[Source code of charts]
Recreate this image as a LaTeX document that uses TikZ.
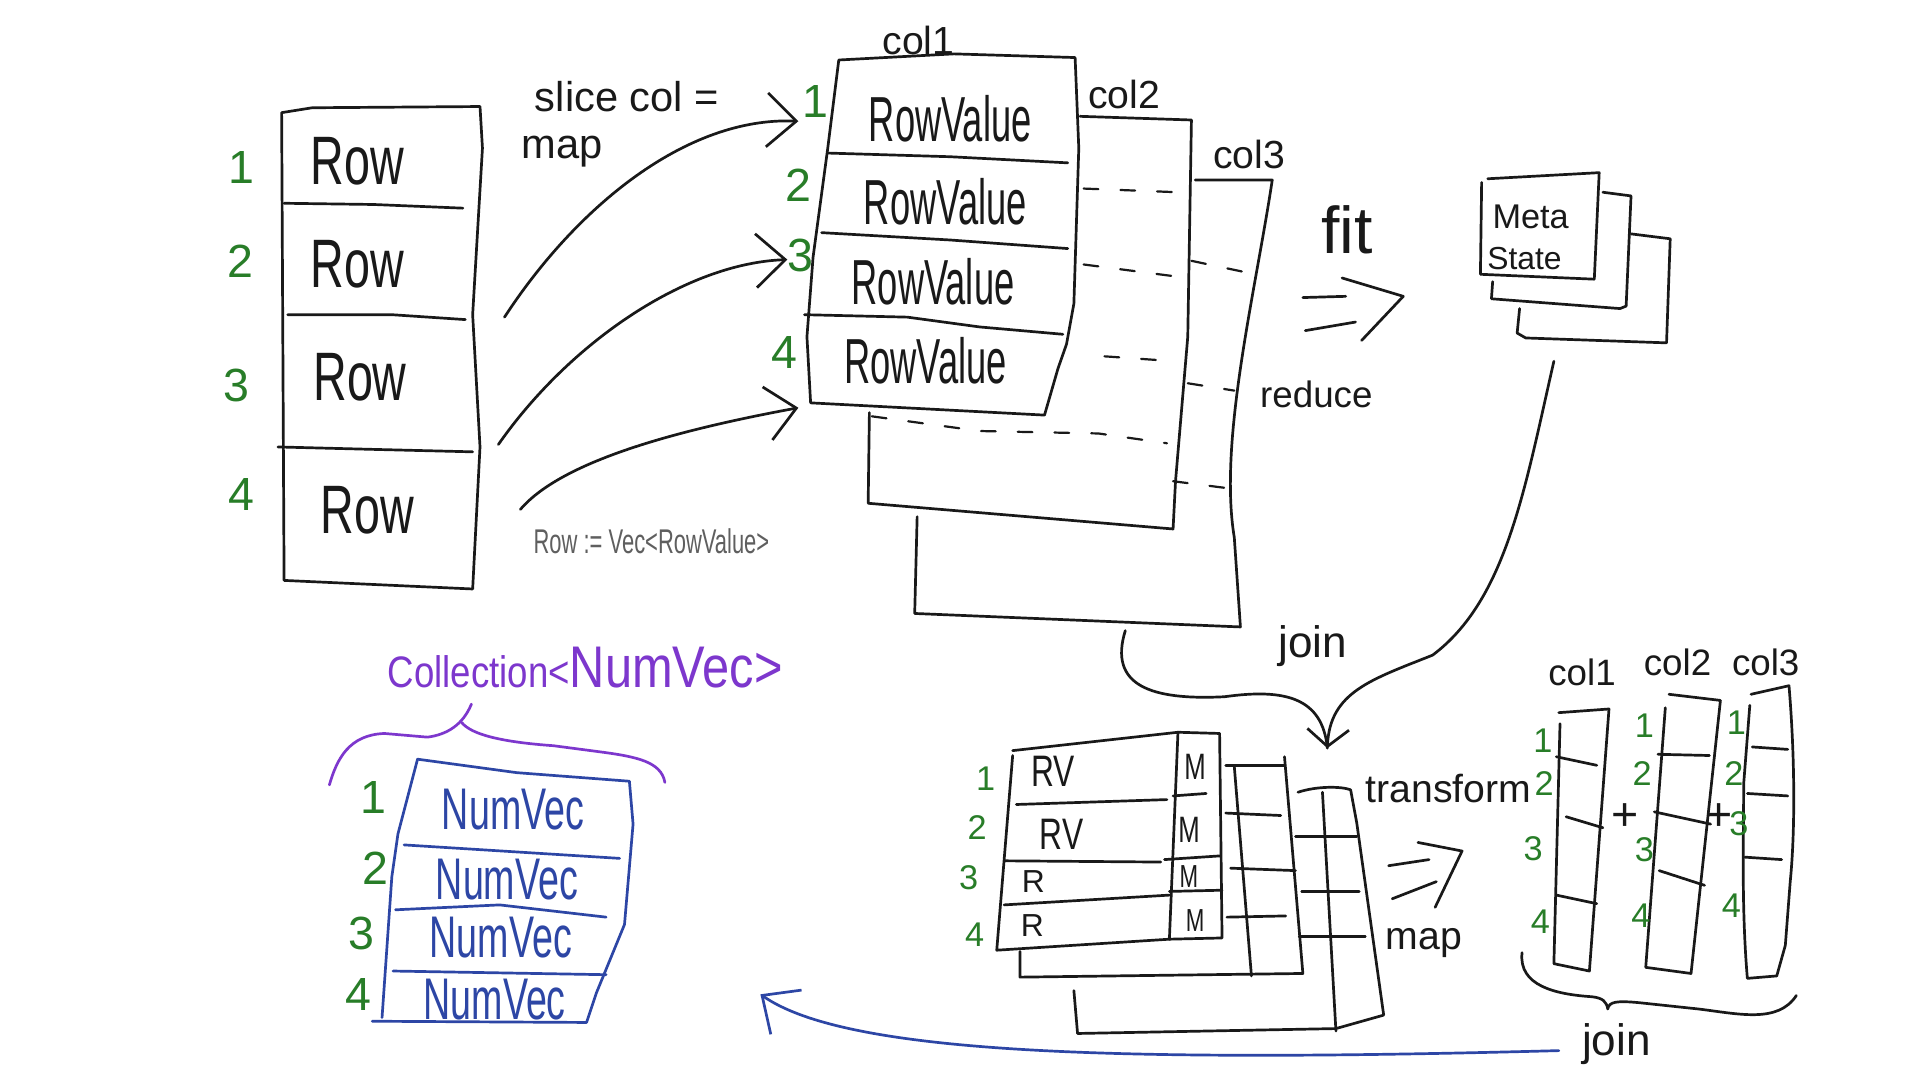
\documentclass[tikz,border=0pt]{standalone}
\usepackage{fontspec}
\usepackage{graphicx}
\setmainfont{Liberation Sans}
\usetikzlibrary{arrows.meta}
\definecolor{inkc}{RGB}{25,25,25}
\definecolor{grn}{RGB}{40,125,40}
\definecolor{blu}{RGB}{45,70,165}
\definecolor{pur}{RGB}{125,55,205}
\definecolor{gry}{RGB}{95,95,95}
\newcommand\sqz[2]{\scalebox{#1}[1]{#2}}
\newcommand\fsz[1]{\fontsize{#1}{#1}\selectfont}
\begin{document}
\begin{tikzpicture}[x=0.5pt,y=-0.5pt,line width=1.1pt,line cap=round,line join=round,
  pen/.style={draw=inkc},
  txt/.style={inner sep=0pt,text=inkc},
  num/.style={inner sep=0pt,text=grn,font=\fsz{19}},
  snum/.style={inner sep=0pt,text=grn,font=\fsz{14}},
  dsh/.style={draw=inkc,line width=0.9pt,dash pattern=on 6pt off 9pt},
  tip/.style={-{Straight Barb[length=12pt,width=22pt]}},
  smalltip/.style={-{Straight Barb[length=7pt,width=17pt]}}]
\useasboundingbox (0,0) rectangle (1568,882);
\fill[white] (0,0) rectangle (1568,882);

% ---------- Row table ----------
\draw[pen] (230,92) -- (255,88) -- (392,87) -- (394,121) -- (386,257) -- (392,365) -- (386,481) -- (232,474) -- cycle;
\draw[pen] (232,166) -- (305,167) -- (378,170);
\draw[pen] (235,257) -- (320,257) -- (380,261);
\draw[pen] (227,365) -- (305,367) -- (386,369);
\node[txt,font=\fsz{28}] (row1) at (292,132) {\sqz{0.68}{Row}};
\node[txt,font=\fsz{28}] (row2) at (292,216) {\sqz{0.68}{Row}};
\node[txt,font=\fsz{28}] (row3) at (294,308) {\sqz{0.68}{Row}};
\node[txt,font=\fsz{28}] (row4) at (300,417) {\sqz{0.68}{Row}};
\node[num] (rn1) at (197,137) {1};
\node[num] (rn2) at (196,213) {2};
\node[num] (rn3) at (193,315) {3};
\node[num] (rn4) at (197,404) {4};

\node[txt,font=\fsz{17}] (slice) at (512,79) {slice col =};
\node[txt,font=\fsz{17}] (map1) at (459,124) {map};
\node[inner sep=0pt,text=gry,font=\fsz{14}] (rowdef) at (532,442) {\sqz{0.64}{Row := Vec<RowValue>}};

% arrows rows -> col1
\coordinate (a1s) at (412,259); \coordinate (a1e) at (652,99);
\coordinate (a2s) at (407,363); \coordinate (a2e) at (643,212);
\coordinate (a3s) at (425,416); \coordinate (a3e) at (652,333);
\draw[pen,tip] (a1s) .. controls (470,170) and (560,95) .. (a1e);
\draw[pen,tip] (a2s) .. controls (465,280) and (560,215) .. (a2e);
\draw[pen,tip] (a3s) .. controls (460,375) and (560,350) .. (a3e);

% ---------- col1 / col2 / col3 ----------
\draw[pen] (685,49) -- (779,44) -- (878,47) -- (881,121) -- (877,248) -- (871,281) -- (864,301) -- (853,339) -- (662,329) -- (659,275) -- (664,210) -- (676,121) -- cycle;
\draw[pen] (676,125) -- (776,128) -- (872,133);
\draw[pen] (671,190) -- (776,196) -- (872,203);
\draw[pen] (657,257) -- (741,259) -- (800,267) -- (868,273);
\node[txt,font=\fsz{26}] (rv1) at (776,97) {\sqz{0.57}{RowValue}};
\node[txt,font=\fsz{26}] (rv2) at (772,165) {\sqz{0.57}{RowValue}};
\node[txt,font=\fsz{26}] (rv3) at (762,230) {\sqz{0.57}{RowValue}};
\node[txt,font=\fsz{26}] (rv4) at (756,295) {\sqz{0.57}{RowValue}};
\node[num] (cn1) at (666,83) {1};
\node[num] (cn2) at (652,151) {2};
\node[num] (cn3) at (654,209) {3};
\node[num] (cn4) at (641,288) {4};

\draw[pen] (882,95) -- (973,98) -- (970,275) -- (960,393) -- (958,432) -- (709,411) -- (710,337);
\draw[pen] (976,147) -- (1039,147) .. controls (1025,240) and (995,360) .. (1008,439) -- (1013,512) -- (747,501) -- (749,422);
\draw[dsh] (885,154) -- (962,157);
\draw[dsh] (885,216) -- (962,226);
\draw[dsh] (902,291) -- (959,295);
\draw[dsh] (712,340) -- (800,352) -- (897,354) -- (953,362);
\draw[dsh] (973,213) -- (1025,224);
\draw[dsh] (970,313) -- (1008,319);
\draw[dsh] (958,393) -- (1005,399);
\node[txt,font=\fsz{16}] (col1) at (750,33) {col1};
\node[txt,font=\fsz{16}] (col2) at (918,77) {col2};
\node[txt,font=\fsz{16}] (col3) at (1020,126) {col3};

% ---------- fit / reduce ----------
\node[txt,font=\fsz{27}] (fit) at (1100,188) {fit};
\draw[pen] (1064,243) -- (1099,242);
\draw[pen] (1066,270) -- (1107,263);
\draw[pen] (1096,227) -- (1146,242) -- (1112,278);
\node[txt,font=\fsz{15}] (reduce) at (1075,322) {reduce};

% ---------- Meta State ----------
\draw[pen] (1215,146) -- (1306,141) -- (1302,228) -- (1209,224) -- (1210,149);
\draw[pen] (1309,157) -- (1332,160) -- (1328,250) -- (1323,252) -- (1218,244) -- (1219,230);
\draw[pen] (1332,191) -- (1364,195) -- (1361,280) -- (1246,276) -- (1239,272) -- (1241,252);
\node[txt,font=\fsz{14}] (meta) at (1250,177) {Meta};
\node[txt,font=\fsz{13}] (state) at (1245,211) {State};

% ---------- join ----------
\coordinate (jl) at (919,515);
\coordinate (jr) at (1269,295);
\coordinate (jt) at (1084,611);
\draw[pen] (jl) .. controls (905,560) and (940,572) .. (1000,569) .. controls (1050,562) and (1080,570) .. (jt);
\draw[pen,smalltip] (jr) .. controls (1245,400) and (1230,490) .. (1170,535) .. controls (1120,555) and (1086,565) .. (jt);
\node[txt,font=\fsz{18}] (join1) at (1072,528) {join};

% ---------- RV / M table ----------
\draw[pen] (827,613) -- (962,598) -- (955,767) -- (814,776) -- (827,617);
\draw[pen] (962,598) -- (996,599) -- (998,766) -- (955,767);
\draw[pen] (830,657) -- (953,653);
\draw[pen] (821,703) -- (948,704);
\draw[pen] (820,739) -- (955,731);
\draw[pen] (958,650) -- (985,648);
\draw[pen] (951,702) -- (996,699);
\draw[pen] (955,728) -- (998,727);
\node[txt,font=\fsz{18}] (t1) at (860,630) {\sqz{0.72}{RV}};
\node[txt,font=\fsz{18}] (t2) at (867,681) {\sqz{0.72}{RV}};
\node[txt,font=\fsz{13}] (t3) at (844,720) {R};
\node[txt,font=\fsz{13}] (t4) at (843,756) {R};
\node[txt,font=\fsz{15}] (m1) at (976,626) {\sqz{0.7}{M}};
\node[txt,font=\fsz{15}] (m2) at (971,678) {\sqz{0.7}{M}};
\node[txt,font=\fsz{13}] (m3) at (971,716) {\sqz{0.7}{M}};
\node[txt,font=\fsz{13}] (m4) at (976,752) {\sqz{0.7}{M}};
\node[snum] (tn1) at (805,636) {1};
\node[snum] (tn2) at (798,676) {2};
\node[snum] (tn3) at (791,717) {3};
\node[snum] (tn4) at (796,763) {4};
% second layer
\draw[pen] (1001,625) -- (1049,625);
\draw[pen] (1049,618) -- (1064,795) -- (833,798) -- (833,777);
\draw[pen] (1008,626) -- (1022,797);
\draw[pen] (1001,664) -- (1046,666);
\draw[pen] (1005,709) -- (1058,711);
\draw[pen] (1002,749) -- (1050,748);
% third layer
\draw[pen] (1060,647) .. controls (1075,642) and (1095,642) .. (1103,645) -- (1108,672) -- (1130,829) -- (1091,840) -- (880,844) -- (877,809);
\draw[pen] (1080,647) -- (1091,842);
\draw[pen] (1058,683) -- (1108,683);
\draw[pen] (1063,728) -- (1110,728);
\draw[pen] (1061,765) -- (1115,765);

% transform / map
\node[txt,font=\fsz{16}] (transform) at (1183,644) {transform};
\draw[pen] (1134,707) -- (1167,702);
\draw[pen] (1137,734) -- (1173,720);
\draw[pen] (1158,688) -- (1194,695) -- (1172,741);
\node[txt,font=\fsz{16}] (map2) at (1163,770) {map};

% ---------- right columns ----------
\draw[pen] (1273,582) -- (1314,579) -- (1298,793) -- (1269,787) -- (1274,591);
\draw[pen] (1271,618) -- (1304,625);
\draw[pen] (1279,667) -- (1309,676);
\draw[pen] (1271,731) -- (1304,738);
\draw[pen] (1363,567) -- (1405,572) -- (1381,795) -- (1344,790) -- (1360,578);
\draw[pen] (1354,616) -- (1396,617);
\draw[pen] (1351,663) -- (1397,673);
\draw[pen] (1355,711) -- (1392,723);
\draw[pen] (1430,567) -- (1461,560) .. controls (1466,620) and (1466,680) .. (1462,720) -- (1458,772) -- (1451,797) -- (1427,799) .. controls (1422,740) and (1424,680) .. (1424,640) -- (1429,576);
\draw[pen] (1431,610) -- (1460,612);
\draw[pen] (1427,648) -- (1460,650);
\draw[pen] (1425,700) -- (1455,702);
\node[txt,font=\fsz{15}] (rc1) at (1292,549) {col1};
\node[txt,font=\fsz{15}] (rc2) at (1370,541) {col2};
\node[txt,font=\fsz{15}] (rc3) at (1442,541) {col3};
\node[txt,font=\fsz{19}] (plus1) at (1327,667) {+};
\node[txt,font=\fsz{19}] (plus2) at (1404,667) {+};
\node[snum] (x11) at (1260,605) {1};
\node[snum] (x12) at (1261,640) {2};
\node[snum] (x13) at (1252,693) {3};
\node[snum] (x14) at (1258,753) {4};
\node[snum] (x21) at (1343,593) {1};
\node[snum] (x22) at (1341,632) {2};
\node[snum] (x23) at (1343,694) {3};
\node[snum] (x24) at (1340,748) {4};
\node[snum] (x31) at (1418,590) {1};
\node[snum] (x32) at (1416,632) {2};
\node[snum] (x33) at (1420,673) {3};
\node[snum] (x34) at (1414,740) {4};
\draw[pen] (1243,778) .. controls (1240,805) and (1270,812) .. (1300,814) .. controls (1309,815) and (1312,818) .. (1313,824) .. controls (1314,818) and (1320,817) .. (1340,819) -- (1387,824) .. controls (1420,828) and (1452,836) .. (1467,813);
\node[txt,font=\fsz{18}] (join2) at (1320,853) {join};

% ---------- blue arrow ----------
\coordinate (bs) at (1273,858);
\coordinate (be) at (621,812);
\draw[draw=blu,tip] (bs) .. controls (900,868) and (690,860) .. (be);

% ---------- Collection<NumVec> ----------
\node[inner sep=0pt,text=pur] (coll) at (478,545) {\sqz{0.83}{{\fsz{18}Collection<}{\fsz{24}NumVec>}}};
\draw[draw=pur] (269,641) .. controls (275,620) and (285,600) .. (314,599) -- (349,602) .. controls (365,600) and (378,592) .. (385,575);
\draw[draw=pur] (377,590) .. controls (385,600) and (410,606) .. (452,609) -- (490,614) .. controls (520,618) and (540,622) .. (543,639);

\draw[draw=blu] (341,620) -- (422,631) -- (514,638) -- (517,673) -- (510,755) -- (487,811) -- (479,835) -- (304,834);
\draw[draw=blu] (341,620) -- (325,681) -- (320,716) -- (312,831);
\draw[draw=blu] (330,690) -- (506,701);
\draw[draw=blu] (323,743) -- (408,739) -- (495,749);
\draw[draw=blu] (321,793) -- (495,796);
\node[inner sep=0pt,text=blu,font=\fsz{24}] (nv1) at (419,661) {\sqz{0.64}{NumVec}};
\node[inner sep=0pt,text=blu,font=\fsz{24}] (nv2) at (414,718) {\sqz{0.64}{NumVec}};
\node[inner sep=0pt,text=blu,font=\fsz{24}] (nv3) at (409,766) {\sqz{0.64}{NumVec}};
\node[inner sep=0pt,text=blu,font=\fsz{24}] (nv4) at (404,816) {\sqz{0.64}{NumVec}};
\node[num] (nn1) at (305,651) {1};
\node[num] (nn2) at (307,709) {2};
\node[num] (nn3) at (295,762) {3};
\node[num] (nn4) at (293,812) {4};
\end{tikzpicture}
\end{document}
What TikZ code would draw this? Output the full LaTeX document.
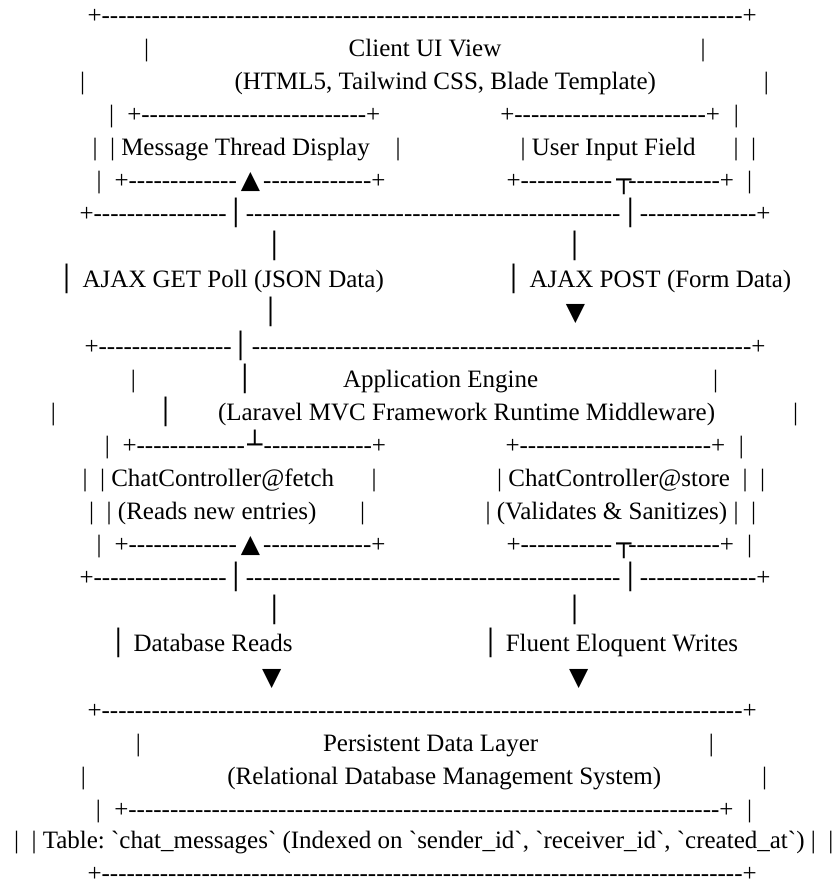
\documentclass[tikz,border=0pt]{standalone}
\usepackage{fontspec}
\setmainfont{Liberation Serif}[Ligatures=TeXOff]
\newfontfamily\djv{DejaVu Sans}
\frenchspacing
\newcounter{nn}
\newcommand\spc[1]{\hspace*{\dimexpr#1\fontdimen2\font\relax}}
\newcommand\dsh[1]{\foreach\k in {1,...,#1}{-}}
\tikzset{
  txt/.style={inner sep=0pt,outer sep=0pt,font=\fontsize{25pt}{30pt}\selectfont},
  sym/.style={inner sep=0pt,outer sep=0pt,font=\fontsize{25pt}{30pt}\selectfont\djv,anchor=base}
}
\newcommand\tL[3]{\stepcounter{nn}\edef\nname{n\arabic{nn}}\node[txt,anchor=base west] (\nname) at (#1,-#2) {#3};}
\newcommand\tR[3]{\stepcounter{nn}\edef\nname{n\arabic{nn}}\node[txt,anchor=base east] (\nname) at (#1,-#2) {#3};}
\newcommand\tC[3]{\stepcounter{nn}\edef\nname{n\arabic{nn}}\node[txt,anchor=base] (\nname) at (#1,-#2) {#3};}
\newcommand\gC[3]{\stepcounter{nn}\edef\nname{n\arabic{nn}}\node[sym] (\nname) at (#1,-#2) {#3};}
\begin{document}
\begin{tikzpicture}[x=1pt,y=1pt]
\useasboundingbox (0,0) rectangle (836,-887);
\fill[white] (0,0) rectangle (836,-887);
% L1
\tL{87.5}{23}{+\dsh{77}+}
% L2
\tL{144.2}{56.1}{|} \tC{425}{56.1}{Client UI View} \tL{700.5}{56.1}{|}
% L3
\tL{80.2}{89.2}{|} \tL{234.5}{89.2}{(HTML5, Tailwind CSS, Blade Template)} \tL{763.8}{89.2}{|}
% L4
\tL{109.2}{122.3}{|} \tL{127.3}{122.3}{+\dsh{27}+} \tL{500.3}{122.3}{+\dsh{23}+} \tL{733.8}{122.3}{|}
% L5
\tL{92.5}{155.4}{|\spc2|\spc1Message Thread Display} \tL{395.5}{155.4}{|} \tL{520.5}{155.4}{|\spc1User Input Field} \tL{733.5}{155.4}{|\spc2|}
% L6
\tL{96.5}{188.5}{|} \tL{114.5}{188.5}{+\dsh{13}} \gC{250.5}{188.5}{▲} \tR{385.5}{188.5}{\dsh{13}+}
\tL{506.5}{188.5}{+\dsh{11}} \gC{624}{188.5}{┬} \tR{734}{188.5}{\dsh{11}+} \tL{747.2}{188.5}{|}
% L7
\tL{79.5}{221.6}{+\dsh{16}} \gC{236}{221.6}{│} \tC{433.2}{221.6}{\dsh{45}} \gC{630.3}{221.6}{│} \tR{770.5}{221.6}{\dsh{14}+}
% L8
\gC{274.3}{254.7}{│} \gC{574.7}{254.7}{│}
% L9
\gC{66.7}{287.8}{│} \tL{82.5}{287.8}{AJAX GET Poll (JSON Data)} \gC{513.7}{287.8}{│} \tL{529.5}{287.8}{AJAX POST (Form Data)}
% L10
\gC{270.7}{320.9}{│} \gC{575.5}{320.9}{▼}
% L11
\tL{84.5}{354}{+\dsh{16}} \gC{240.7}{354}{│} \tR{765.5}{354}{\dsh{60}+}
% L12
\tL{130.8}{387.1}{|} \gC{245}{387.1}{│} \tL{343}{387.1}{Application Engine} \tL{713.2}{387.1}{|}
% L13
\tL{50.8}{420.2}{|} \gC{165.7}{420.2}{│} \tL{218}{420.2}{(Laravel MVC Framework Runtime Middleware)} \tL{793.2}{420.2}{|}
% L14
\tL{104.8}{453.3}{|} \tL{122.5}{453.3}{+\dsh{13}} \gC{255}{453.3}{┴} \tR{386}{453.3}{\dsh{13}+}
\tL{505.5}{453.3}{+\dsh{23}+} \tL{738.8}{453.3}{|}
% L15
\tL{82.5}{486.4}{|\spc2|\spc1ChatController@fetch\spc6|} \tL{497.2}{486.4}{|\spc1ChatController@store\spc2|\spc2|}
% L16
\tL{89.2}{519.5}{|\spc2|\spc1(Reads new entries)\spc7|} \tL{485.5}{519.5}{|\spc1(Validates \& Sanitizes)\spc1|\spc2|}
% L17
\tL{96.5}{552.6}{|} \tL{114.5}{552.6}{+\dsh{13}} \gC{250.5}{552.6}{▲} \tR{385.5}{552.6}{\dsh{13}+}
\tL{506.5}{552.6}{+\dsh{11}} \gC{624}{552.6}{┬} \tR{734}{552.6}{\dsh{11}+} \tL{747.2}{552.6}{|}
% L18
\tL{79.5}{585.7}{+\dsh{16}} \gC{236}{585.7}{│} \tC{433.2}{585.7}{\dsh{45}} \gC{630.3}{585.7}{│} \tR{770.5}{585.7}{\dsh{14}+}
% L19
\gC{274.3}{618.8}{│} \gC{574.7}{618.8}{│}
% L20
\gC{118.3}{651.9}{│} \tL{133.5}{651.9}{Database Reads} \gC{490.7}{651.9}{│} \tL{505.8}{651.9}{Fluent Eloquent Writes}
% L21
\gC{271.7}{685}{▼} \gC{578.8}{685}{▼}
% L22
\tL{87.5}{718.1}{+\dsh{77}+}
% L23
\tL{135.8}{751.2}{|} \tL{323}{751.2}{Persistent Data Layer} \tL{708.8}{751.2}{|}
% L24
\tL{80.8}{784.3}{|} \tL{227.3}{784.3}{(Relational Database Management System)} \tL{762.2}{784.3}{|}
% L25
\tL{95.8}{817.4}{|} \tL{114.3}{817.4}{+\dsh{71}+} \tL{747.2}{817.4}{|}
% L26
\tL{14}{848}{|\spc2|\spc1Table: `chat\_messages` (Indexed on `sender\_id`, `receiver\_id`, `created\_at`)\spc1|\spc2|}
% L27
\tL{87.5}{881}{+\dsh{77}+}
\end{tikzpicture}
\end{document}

• **WHAT IS BEING ASKED**: Copy every line in the records above that contains the word "this".

• **RESPONSE**:
Recreate this image as a LaTeX document that uses TikZ.
What TikZ code would draw this? Output the full LaTeX document.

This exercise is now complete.